Count me among those who don’t care, and don’t understand those who do. I do trust they know their own feelings, I just never reacted that way, happily reading and imagining as a boy, mature male, mature female, girl, horse, dog, blue tentacled alien, brain ship…. Didn’t matter to me. May have something to do with how non-visual I am, I suppose.
On another angle, given how the publishers sabotaged Kris Rusch’s mystery series (web search) Smokey Dalton, which featured a black male detective in Memphis and Chicago in the 1960s(ish, I haven’t read them). This is part of what she had to deal with:
These are the novels that the publisher sent me on book tour for—book tours that had no books, because no one in sales bothered to send them to distributors or bookstores. I got repeatedly invited to book fairs in Chicago because the later books were set there, but couldn’t get a guarantee of books to be sent to those fairs from my so-called publisher.
I talked to the head of the sales force about this (it would have been in 2005 or so) and he told me that the reason they felt Chicago was not the place for me because he said seriously, and I quote, “there are no black people in Chicago.”
I am still stunned by that statement. It was profoundly racist and unbelievably untrue. It also assumed that the only audience for a book about a black detective were black people who, according to that screwed-up industry, did not read. And, I was told by this self-same person that he had tried to get my books in the African American section of the chain bookstores “where the series belonged,” but the chains wouldn’t take the books for that section because I’m white.

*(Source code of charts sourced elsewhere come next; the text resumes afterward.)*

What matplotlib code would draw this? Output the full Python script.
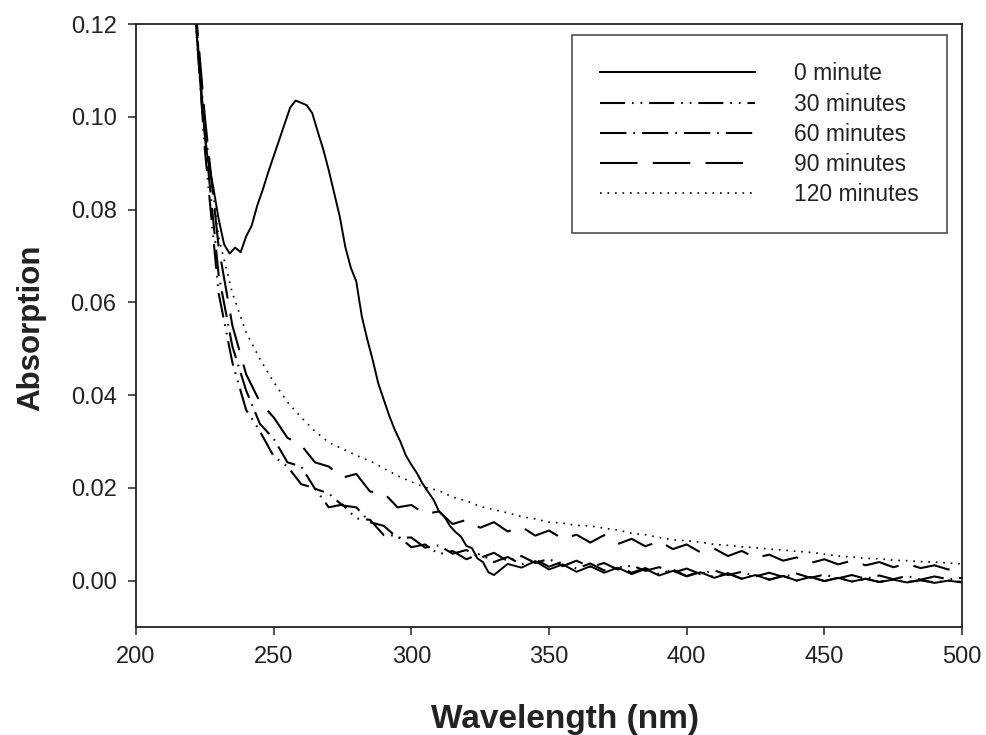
import matplotlib
matplotlib.use("Agg")
import matplotlib.pyplot as plt

plt.rcParams['font.family'] = ['Liberation Sans', 'DejaVu Sans']
plt.rcParams['lines.scale_dashes'] = False

# ---- data ----
wl_0 = [220, 222, 224, 226, 228, 230, 232, 234, 236, 238, 240, 242, 244, 246, 248,
        250, 252, 254, 256, 258, 260, 262, 264, 266, 268, 270, 272, 274, 276, 278,
        280, 282, 284, 286, 288, 290, 292, 294, 296, 298, 300, 302, 304, 306, 308,
        310, 312, 314, 316, 318, 320, 322, 324, 326, 328, 330, 335, 340, 345, 350,
        355, 360, 365, 370, 375, 380, 385, 390, 395, 400, 405, 410, 415, 420, 425,
        430, 435, 440, 445, 450, 455, 460, 465, 470, 475, 480, 485, 490, 495, 500]
abs_0 = [0.135, 0.118, 0.102, 0.091, 0.085, 0.078, 0.0725, 0.0705, 0.0718, 0.0708,
         0.0742, 0.0765, 0.0808, 0.0842, 0.0880, 0.0915, 0.0950, 0.0985, 0.1020, 0.1035,
         0.1030, 0.1025, 0.1008, 0.0968, 0.0930, 0.0885, 0.0835, 0.0785, 0.0720, 0.0675,
         0.0645, 0.0570, 0.0520, 0.0475, 0.0425, 0.0390, 0.0355, 0.0325, 0.0300, 0.0270,
         0.0250, 0.0232, 0.0210, 0.0192, 0.0175, 0.0150, 0.0138, 0.0118, 0.0105, 0.0095,
         0.0075, 0.0070, 0.0048, 0.0040, 0.0018, 0.0012, 0.0036, 0.0028, 0.0042, 0.0024,
         0.0035, 0.0019, 0.0031, 0.0017, 0.0028, 0.0014, 0.0025, 0.0011, 0.0021, 0.0009,
         0.0018, 0.0006, 0.0015, 0.0004, 0.0012, 0.0002, 0.0010, 0.0000, 0.0008, -0.0001,
         0.0006, -0.0002, 0.0004, -0.0003, 0.0002, -0.0004, 0.0001, -0.0005, 0.0000, -0.0004]

wl = [220, 225, 230, 235, 240, 245, 250, 255, 260, 265, 270, 275, 280, 285, 290,
      295, 300, 305, 310, 315, 320, 325, 330, 335, 340, 345, 350, 355, 360, 365,
      370, 375, 380, 385, 390, 395, 400, 405, 410, 415, 420, 425, 430, 435, 440,
      445, 450, 455, 460, 465, 470, 475, 480, 485, 490, 495, 500]

abs_30 = [0.135, 0.093, 0.062, 0.047, 0.0368, 0.0322, 0.0268, 0.0246, 0.0208, 0.0199,
          0.0158, 0.0164, 0.0134, 0.0131, 0.0098, 0.0097, 0.0072, 0.0078, 0.0057, 0.0064,
          0.0046, 0.0058, 0.0040, 0.0051, 0.0035, 0.0046, 0.0030, 0.0041, 0.0026, 0.0037,
          0.0022, 0.0032, 0.0017, 0.0027, 0.0014, 0.0024, 0.0010, 0.0020, 0.0007, 0.0016,
          0.0004, 0.0013, 0.0002, 0.0010, 0.0000, 0.0008, -0.0001, 0.0006, -0.0002, 0.0004,
          -0.0003, 0.0003, -0.0003, 0.0001, -0.0004, 0.0000, -0.0003]

abs_60 = [0.135, 0.096, 0.066, 0.0505, 0.0410, 0.0338, 0.0306, 0.0255, 0.0246, 0.0198,
          0.0188, 0.0162, 0.0158, 0.0126, 0.0118, 0.0092, 0.0093, 0.0071, 0.0076, 0.0058,
          0.0066, 0.0049, 0.0060, 0.0042, 0.0053, 0.0038, 0.0047, 0.0031, 0.0043, 0.0029,
          0.0038, 0.0024, 0.0033, 0.0021, 0.0029, 0.0017, 0.0026, 0.0014, 0.0022, 0.0012,
          0.0019, 0.0009, 0.0017, 0.0008, 0.0015, 0.0006, 0.0013, 0.0005, 0.0012, 0.0004,
          0.0011, 0.0003, 0.0010, 0.0002, 0.0009, 0.0003, 0.0006]

abs_90 = [0.135, 0.100, 0.072, 0.055, 0.0445, 0.0385, 0.0352, 0.0308, 0.0292, 0.0255,
          0.0246, 0.0222, 0.0230, 0.0192, 0.0189, 0.0158, 0.0163, 0.0144, 0.0149, 0.0122,
          0.0131, 0.0114, 0.0126, 0.0106, 0.0116, 0.0097, 0.0108, 0.0090, 0.0099, 0.0082,
          0.0098, 0.0079, 0.0090, 0.0074, 0.0085, 0.0068, 0.0078, 0.0061, 0.0069, 0.0053,
          0.0064, 0.0049, 0.0056, 0.0043, 0.0050, 0.0038, 0.0046, 0.0035, 0.0043, 0.0033,
          0.0040, 0.0029, 0.0036, 0.0027, 0.0033, 0.0024, 0.0027]

abs_120 = [0.135, 0.098, 0.074, 0.062, 0.0535, 0.0478, 0.0428, 0.0385, 0.0352, 0.0322,
           0.0298, 0.0284, 0.0270, 0.0258, 0.0242, 0.0226, 0.0213, 0.0201, 0.0194, 0.0180,
           0.0172, 0.0160, 0.0153, 0.0146, 0.0138, 0.0133, 0.0126, 0.0124, 0.0119, 0.0118,
           0.0113, 0.0109, 0.0102, 0.0099, 0.0093, 0.0088, 0.0086, 0.0083, 0.0078, 0.0076,
           0.0073, 0.0071, 0.0068, 0.0066, 0.0063, 0.0061, 0.0057, 0.0053, 0.0051, 0.0048,
           0.0047, 0.0044, 0.0043, 0.0041, 0.0040, 0.0038, 0.0036]

labels = ["0 minute", "30 minutes", "60 minutes", "90 minutes", "120 minutes"]
x_ticks = [200, 250, 300, 350, 400, 450, 500]
y_ticks = [0.00, 0.02, 0.04, 0.06, 0.08, 0.10, 0.12]

# ---- figure ----
fig = plt.figure(figsize=(9.87, 7.35), dpi=100)
ax = fig.add_axes([136/987, 1-627/735, 826/987, 603/735])

lw = 1.5
ax.plot(wl_0, abs_0, color='black', lw=1.4, ls='-', label=labels[0])
ax.plot(wl, abs_30, color='black', lw=lw, ls=(0, (18, 5, 1.2, 5, 1.2, 5)), label=labels[1])
ax.plot(wl, abs_60, color='black', lw=lw, ls=(0, (19, 5, 1.2, 5)), label=labels[2])
ax.plot(wl, abs_90, color='black', lw=lw, ls=(0, (27, 11)), label=labels[3])
ax.plot(wl, abs_120, color='black', lw=1.2, ls=(0, (1.2, 4.2)), label=labels[4])

ax.set_xlim(200, 500)
ax.set_ylim(-0.01, 0.12)
ax.set_xticks(x_ticks)
ax.set_yticks(y_ticks)
ax.set_yticklabels([f"{v:.2f}" for v in y_ticks])
ax.tick_params(direction='out', length=6, width=1.1, labelsize=17, pad=8,
               top=False, right=False, colors='#222222')
for s in ax.spines.values():
    s.set_linewidth(1.3)
    s.set_color('#222222')

ax.set_xlabel("Wavelength (nm)", fontsize=24, fontweight='bold', color='#222222')
ax.set_ylabel("Absorption", fontsize=22.5, fontweight='bold', color='#222222')
ax.xaxis.set_label_coords(0.519, -0.127)
ax.yaxis.set_label_coords(-0.109, 0.496)

leg = ax.legend(loc='upper left', bbox_to_anchor=(572/987, 1-35/735),
                bbox_transform=fig.transFigure, fontsize=16.5, frameon=True,
                fancybox=False, edgecolor='#222222', handlelength=6.8,
                handletextpad=1.7, labelspacing=0.31, borderpad=1.2,
                borderaxespad=0.0)
leg.get_frame().set_linewidth(1.2)
for t in leg.get_texts():
    t.set_color('#222222')

fig.savefig("out.png", dpi=100)
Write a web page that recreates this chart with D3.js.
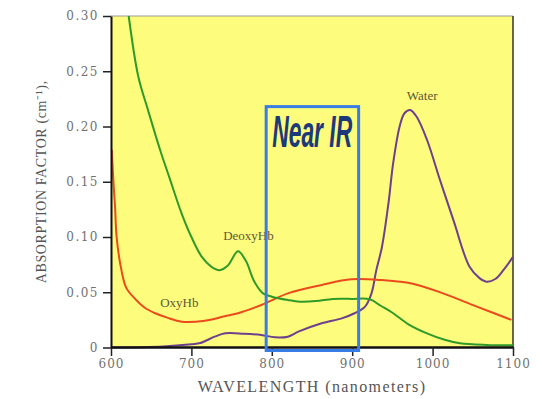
<!DOCTYPE html>
<html>
<head>
<meta charset="utf-8">
<script src="https://cdn.jsdelivr.net/npm/d3@7"></script>
<style>
  body { margin: 0; background: #fff; }
  .tick text { font-family: "DejaVu Serif", serif; fill: #707070; }
</style>
</head>
<body>
<div id="chart"></div>
<script>
// svg size
var svgWidth = 542;
var svgHeight = 399;
var margins = { top: 16, right: 29, bottom: 52, left: 111 };
var chartWidth = svgWidth - margins.left - margins.right;
var chartHeight = svgHeight - margins.top - margins.bottom;

// data (wavelength in nm, absorption in cm-1)
var deoxyWave = [622, 634, 646, 661, 673, 688, 700, 713, 725, 735, 745, 758, 768, 778, 789, 800, 820, 835, 855, 876, 900, 922, 935, 951, 970, 993, 1015, 1034, 1067, 1100];
var deoxyVal  = [0.30, 0.245, 0.215, 0.179, 0.153, 0.121, 0.100, 0.082, 0.073, 0.070, 0.074, 0.087, 0.078, 0.060, 0.049, 0.046, 0.043, 0.0415, 0.042, 0.044, 0.044, 0.0436, 0.038, 0.031, 0.021, 0.0128, 0.007, 0.0038, 0.0023, 0.002];

var oxyWave = [601, 603, 605, 607, 613, 619, 630, 642, 655, 670, 688, 717, 740, 758, 787, 820, 862, 899, 937, 974, 1013, 1055, 1098];
var oxyVal  = [0.179, 0.150, 0.128, 0.100, 0.070, 0.054, 0.044, 0.036, 0.031, 0.027, 0.0234, 0.0243, 0.028, 0.031, 0.0385, 0.049, 0.0566, 0.0617, 0.061, 0.058, 0.049, 0.037, 0.025];

var waterWave = [600, 665, 700, 711, 729, 742, 765, 787, 804, 820, 833, 862, 887, 903, 916, 924, 930, 937, 945, 951, 959, 965, 972, 980, 993, 1009, 1026, 1046, 1058, 1067, 1078, 1088, 1100];
var waterVal  = [0.0, 0.001, 0.003, 0.004, 0.0098, 0.0128, 0.0125, 0.0113, 0.0092, 0.0098, 0.0143, 0.0219, 0.0264, 0.031, 0.037, 0.049, 0.070, 0.091, 0.130, 0.167, 0.200, 0.212, 0.215, 0.209, 0.188, 0.152, 0.115, 0.073, 0.063, 0.0596, 0.062, 0.070, 0.082];

var xTicks = [600, 700, 800, 900, 1000, 1100];
var yTicks = [0, 0.05, 0.10, 0.15, 0.20, 0.25, 0.30];

// near infrared window and label positions
var nearIR = { from: 793, to: 908, top: 0.218 };
var labels = [
  { text: "Water", x: 987, y: 0.228 },
  { text: "DeoxyHb", x: 771, y: 0.101 },
  { text: "OxyHb", x: 685, y: 0.041 }
];

var svg = d3.select("#chart").append("svg")
    .attr("width", svgWidth)
    .attr("height", svgHeight);

var chartGroup = svg.append("g")
    .attr("transform", `translate(${margins.left}, ${margins.top})`);

var xscale = d3.scaleLinear().domain([600, 1100]).range([0, chartWidth]);
var yscale = d3.scaleLinear().domain([0, 0.30]).range([chartHeight + 0.5, 0]);

// yellow plot background
chartGroup.append("rect")
    .attr("width", chartWidth)
    .attr("height", chartHeight)
    .attr("fill", "#fdfc7c");

// frame top + right
chartGroup.append("line")
    .attr("x1", 0).attr("x2", chartWidth).attr("y1", 0).attr("y2", 0)
    .attr("stroke", "#9a9a9a").attr("stroke-width", 1);
chartGroup.append("line")
    .attr("x1", chartWidth).attr("x2", chartWidth).attr("y1", 0).attr("y2", chartHeight)
    .attr("stroke", "#333").attr("stroke-width", 1.5);

var line = d3.line()
    .x(d => xscale(d[0]))
    .y(d => yscale(d[1]))
    .curve(d3.curveCatmullRom.alpha(0.5));

function draw(wave, vals, color) {
  chartGroup.append("path")
    .datum(wave.map((w, i) => [w, vals[i]]))
    .attr("fill", "none")
    .attr("stroke", color)
    .attr("stroke-width", 2)
    .attr("d", line);
}
draw(waterWave, waterVal, "#6d3f8e");
draw(oxyWave, oxyVal, "#ec4a1c");
draw(deoxyWave, deoxyVal, "#2f9a2a");

// curve labels
chartGroup.selectAll(".lbl")
    .data(labels)
    .enter()
    .append("text")
    .attr("class", "lbl")
    .attr("x", d => xscale(d.x))
    .attr("y", d => yscale(d.y))
    .attr("text-anchor", "middle")
    .attr("dy", "0.35em")
    .style("font", "13px 'Liberation Serif', serif")
    .attr("fill", "#5e5838")
    .text(d => d.text);

// axes
var xAxis = d3.axisBottom(xscale).tickValues(xTicks).tickSize(9).tickSizeOuter(0).tickPadding(3)
    .tickFormat(d3.format("d"));
var yAxis = d3.axisLeft(yscale).tickValues(yTicks).tickSize(8).tickSizeOuter(0).tickPadding(4)
    .tickFormat(d => d === 0 ? "0" : d.toFixed(2));

var gx = chartGroup.append("g")
    .attr("transform", `translate(0, ${chartHeight})`)
    .call(xAxis);
gx.select(".domain").attr("stroke", "#111").attr("stroke-width", 2.5);
gx.selectAll(".tick line").attr("stroke", "#222").attr("stroke-width", 1.5);
gx.selectAll(".tick text").style("font-size", "12px").style("letter-spacing", "1px");

var gy = chartGroup.append("g").call(yAxis);
gy.select(".domain").attr("stroke", "#111").attr("stroke-width", 2);
gy.selectAll(".tick line").attr("stroke", "#222").attr("stroke-width", 1.5);
gy.selectAll(".tick text").style("font-size", "12px").style("letter-spacing", "1.5px");

// near IR box, drawn over the axis like the original
chartGroup.append("rect")
    .attr("x", xscale(nearIR.from))
    .attr("y", yscale(nearIR.top))
    .attr("width", xscale(nearIR.to) - xscale(nearIR.from))
    .attr("height", yscale(0) - yscale(nearIR.top) + 3)
    .attr("fill", "none")
    .attr("stroke", "#3a7ce6")
    .attr("stroke-width", 3);

chartGroup.append("text")
    .attr("x", xscale(nearIR.from) + 6)
    .attr("y", yscale(nearIR.top) + 40)
    .attr("textLength", 80)
    .attr("lengthAdjust", "spacingAndGlyphs")
    .style("font", "italic bold 44px 'Liberation Sans', sans-serif")
    .attr("fill", "#1c3a7a")
    .text("Near IR");

// axis titles
chartGroup.append("text")
    .attr("transform", `translate(${chartWidth / 2}, ${chartHeight + 45})`)
    .attr("text-anchor", "middle")
    .style("font", "16px 'Liberation Serif', serif")
    .style("letter-spacing", "1.4px")
    .attr("fill", "#555")
    .text("WAVELENGTH (nanometers)");

chartGroup.append("text")
    .attr("transform", `translate(${-70}, ${yscale(0.15)}) rotate(-90)`)
    .attr("text-anchor", "middle")
    .attr("dy", "0.35em")
    .style("font", "14px 'Liberation Serif', serif")
    .style("letter-spacing", "0.6px")
    .attr("fill", "#555")
    .text("ABSORPTION FACTOR (cm\u207B\u00B9),");
</script>
</body>
</html>
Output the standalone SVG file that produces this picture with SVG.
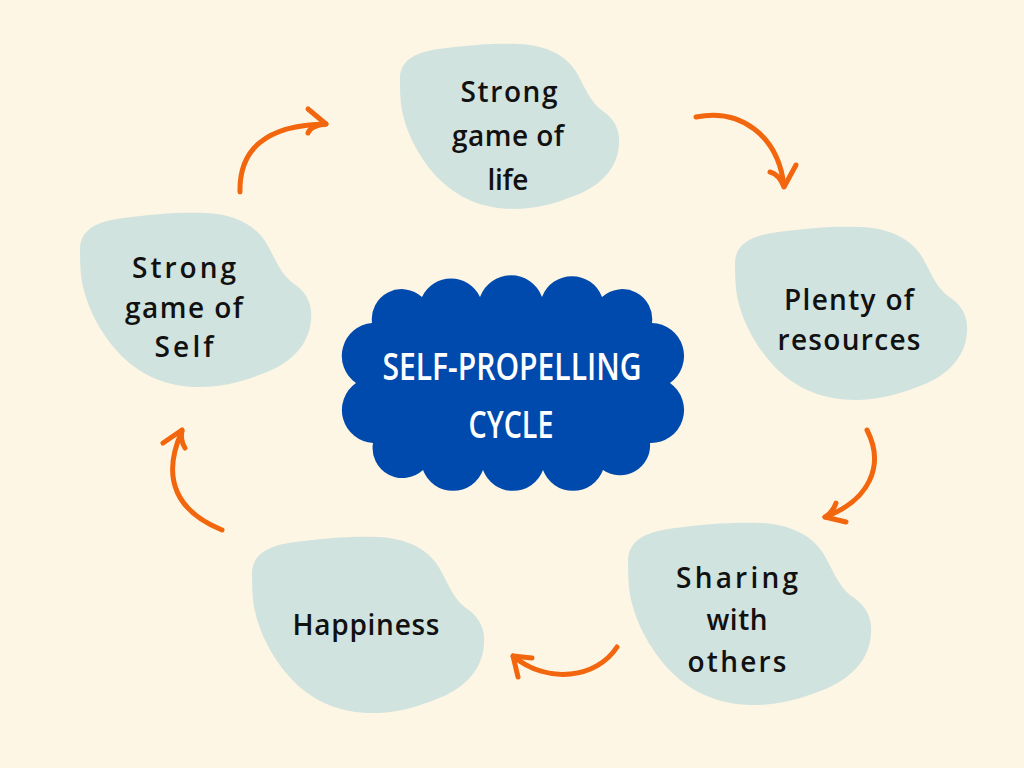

… The Smokey Dalton series had good books, readers clamored for it, got fantastic word of mouth, award nominations and more. It got starred reviews on multiple books. Readers demanded copies. Bookstores told me that they had ordered the books and the publisher had not fulfilled the orders (!). Libraries wanted the books. I kept hearing from people all over the country that they wanted to buy the books and couldn’t get them..”
IOw I wouldn’t trust the publishers anyway, even if they’re supposedly trying to be ‘diverse.’
Personally with stories like this going around, and Andrea Host’s ten years of dangling on the publisher’s ‘we like it’ but never sending a contract, I am astonished that any publisher lasts more than a few years.
I think one reason to care about the race of an author (or their gender) is that it stops other people filtering for you. Like, if you rely on word-of-mouth reviews, or what’s getting lots of promotion, you get suggestions that are unnaturally skewed to white, male authors. (Journal of Seen It Somewhere Studies: I’m sure I’ve seen that men recommend male authors. Women recommend male and female authors. I bet that would generalize to white readers reccing white authors, readers of colour reccing POC and white authors.) You can see it yourself- Years Best lists or whatever aren’t objective, unless objectively 90% of the best of the genre is by white males. So by deliberately looking for things from POC you’re trying to get round that filter bubble. You’ll find books that are just as good, (they aren’t ignored because they’re bad but because they’re from less powerful voices) and possibly stranger and more mind-expanding and sense-of-wonder-ful because the author’s experiences aren’t what our society calls default.
(James Nicoll keeps statistics of who writes the books he reviews for exactly that, so he can check he isn’t just defaulting to reviewing white men all the time, and his stats for who is getting reviews at the big SFF zines are quite noticeable. Like, SFX spends 29% of its reviews on women, 6% on POC, levels of noticeable. http://jamesdavisnicoll.com/post/december-2016-and-2016-in-general-in-review )
Certainly I wouldn’t trust the sort of gatekeepers who think ‘there are no black people in Chicago’ to choose a good ‘diverse’ book. Odds of getting a better book from word of mouth about indie published work go up a lot. I think for indie writers it pretty much as to be word of mouth.